If you are divorced and have kids, being there for them is of paramount concern. If you need help regarding your rights as a parent, there are competent family attorneys in Everett who can assist you.
Just because you are divorced does not mean that you can’t be good parents anymore. Here are a few pieces of advice to help you continue your parenting journey:
Make a Parenting Plan
First, you have to make a parenting plan. This is a form that you need to submit to the court. You will have to answer questions such as who gets to make the important decisions for the kids or visitation schedule. You and your ex-spouse can make your own separate plans, or you can work together on one. If no agreement is reached here, the court will provide the plan. At this point, always remember that all of this is for the children’s best interests. Throw pride out of the door and compromise when needed.
You both love your kids with great passion, and this can sometimes cause misunderstanding. You may come to a point where your anger got the best of you and made you say harsh words. When the children are around and you find yourself on the phone in this situation, move to a different room. You don’t want them to be reminded of their parents’ separation.

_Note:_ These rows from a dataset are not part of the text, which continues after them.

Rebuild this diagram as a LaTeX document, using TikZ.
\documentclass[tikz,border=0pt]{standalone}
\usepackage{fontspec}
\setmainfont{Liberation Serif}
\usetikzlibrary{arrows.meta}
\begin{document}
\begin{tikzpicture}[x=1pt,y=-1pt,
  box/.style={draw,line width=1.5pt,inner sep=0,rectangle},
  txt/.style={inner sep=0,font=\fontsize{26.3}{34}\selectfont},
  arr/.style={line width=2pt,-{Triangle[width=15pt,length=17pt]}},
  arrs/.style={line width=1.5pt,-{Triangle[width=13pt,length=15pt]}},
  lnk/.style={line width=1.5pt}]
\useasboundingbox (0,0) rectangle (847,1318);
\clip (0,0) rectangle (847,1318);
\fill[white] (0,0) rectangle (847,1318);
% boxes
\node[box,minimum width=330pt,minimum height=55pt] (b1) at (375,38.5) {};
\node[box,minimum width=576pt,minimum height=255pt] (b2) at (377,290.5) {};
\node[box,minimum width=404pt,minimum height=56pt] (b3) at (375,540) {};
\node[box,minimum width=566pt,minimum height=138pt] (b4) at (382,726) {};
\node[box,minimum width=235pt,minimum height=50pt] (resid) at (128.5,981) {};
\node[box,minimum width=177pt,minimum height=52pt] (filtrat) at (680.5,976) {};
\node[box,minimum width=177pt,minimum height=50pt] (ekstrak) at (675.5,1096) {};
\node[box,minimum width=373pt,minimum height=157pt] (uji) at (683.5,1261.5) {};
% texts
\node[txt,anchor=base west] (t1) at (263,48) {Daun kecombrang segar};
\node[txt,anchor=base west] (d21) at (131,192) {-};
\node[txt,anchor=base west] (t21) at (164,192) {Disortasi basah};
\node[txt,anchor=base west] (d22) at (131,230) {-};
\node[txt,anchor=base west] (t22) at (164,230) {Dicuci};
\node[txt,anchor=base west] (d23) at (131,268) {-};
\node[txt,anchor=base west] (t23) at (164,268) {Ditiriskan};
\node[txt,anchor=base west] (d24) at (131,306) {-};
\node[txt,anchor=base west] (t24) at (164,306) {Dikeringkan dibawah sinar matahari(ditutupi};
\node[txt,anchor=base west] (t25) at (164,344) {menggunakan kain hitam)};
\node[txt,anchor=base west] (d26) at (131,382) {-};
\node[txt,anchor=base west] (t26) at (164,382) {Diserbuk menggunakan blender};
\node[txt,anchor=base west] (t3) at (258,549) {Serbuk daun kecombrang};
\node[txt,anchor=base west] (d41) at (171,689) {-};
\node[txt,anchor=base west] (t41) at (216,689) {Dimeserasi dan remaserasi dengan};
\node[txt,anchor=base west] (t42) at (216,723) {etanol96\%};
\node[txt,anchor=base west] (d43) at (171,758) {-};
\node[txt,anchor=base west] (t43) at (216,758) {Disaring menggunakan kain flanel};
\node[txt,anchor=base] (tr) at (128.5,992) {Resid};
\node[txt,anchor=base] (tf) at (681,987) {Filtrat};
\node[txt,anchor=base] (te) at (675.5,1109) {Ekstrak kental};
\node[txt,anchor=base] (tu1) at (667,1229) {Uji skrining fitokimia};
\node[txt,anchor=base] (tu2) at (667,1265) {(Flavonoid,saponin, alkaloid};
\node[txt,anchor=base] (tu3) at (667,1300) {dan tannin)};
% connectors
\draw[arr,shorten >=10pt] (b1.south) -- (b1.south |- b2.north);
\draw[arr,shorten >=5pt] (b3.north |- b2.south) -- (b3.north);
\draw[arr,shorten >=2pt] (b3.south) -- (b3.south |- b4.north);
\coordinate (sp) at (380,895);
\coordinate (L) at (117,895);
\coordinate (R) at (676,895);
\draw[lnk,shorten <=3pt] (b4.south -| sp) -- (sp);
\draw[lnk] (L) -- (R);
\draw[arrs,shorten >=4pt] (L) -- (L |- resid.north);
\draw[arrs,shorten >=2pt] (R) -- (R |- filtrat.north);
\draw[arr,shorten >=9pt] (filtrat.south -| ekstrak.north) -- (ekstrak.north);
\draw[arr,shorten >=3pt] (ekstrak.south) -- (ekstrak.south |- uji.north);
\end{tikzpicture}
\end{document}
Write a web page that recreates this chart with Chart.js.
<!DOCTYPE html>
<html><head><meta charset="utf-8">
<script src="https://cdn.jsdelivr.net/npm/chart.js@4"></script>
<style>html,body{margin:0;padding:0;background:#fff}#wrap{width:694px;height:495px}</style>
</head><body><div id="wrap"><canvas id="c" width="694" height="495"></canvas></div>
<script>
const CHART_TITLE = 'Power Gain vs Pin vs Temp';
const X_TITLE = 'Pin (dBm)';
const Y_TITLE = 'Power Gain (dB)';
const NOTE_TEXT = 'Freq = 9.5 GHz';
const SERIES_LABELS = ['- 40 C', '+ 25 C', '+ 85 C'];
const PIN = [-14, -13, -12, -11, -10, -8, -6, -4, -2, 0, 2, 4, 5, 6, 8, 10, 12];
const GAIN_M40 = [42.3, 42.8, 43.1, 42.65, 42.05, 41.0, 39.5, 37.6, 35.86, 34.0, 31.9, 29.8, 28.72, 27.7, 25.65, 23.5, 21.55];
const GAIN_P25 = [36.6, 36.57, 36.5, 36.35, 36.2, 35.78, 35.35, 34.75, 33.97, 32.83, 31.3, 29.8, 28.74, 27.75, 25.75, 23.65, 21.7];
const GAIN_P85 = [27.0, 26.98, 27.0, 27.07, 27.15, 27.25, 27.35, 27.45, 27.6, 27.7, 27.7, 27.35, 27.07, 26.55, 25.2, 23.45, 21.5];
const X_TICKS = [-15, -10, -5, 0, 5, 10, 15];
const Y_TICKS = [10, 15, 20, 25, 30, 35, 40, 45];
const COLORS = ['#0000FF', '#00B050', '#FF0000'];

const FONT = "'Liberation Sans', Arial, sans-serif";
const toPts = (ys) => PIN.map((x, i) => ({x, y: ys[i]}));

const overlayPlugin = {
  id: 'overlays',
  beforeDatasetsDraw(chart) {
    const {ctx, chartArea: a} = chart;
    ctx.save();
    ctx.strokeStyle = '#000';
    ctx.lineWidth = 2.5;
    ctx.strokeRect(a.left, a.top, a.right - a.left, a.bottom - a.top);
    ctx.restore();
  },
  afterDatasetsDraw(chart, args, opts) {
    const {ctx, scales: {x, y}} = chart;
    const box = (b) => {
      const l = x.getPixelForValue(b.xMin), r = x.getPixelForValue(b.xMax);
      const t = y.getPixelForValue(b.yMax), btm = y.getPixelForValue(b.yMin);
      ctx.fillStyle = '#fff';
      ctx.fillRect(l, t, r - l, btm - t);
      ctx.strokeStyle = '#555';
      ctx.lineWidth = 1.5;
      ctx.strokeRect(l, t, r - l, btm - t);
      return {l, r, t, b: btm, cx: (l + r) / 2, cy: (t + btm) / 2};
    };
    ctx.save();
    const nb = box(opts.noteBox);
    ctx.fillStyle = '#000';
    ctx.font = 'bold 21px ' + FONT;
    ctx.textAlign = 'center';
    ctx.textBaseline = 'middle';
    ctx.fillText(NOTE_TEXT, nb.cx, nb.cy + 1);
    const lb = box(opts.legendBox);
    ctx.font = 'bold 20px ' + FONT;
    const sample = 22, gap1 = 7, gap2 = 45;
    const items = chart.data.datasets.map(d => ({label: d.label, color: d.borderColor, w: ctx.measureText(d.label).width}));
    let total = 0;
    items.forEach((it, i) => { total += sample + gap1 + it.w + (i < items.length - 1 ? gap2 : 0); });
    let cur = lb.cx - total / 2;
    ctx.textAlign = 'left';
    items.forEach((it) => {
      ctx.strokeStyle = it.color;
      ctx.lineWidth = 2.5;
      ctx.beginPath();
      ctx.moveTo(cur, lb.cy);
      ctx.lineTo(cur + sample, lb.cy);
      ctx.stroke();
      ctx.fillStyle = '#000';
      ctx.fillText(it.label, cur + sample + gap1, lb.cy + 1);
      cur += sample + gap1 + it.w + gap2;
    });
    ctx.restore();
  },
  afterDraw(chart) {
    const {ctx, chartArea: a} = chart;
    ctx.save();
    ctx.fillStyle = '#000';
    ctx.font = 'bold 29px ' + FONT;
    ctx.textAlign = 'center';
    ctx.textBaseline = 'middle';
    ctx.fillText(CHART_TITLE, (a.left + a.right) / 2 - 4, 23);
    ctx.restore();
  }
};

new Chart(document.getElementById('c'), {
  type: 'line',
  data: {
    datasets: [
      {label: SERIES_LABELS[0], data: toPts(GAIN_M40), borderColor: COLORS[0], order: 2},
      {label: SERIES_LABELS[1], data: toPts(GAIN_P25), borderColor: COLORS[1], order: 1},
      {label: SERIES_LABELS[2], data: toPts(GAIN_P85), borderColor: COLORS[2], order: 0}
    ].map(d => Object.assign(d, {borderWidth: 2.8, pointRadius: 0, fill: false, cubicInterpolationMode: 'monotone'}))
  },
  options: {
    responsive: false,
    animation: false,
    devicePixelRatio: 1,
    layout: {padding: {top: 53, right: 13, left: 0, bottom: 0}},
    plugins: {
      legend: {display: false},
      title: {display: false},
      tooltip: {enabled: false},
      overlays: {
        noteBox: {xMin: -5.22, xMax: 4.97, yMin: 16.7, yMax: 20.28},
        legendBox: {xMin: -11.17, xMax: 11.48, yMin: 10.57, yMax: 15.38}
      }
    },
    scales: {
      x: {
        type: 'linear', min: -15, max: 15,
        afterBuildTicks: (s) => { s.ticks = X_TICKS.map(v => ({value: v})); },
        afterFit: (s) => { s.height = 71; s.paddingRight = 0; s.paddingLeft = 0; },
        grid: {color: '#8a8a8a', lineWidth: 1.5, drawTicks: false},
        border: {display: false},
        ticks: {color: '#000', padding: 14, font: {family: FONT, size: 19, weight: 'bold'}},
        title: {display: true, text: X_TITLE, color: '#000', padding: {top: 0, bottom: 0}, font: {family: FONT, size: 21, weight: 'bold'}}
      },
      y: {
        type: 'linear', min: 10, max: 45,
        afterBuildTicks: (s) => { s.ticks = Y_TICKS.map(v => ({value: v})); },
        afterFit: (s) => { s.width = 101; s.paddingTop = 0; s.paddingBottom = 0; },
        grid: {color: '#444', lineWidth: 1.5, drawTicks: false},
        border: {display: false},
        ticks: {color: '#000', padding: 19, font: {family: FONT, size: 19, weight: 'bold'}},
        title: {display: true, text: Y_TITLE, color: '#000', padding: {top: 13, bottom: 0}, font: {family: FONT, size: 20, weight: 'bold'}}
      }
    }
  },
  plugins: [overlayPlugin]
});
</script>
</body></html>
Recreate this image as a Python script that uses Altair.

Keep the Communication Line Open
You need to maintain open communication with your ex, who knows as much about your kids as you do. They also know what is best for them. The same goes for the kids. Whenever they spend time with their other parent, ask them about it. Make them look forward to the next day they will spend time together. This will make them feel like they still have a semblance of control over their lives. Their parents’ decision to separate was not theirs to make. They should be given the choice to enjoy their time with their parents.
Ask your children how they feel about the separation. If they find that you are willing to listen, they will do the same for you. This will be your chance to let them know why this happened and that it’s not their fault. Refuse the urge to put your ex in a bad light. Remember that you are both parents. Children see you as equals. After that, it would be a good time to let them know the positives. You’ve all weathered the storm when you went through the separation. Telling the kids about your parenting plan will bring a sense of normalcy back to their lives.
People are not perfect. There may come a time when you miss your obligations. Sometimes visitations will be missed. Do not get too mired up in the little details. Learn to forgive and forget if these are not frequent. Make sure that your children are well informed that you will make it up to them.
Divorce is a long and arduous process that can take a huge toll on you as a person. Do not let that bother you. Marriages come and go, but parenthood is forever.